The dolls I collected are from the 1951-1954 time period.  I preferred the strung dolls with painted face-ups and sleep eyes.  Here is a small diorama photo from my collection.
I collected Ginny dolls for several years and acquired quite a few.  After my divorce, I sold several to help with my move into my own place.  I allowed myself to keep 25.  This is a 1951 Kindergarten Dawn that remains in my collection today.
These dolls were made with a great deal of attention to detail.   There are ribbons and laces, flowers and bows.   How could you resist them?  They were produced with wigs glued to their heads.  Most wigs were a "flip" style.  Some were lamb skin and looks like little tight curls.  Here is a 1951 Tina that I recently sold.
And some them had the cutest pigtails!  Like this 1953 Tina.

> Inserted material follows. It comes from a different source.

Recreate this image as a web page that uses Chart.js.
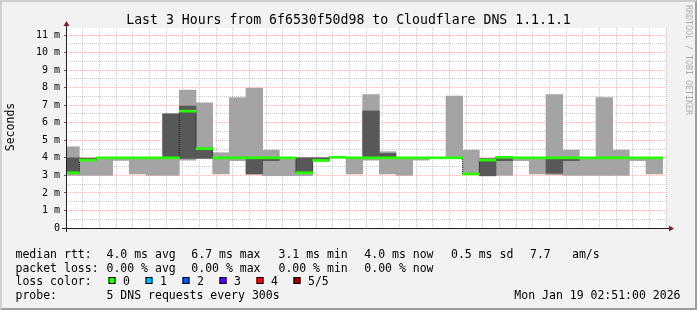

Although many of them had bows in their hair, there were some pretty gorgeous hats created for several outfits.  Here is a "Candy Dandy" from 1954.  How cute is that?  The shoes changed from "leatherette center snaps" to these rubber shoes in 1954.

Since my second marriage, these poor little dolls have remained boxed in a closet while I play with my latest passion - Fashion Royalty.  So, I sent them to live with new caregivers this summer.   Although I sold most of my collection, there were a handful that I couldn't bear to part with just yet.

Just like the effect on Vintage Barbie sales when Mattel started releasing their "reproduction" line, Vogue started a similar "reproduction" line of the Ginny's a few years ago.  The prices of these darling little dolls have fallen considerably.   However, as I get closer to retirement, I realize more and more that it's time to pass these to the next generation of collectors.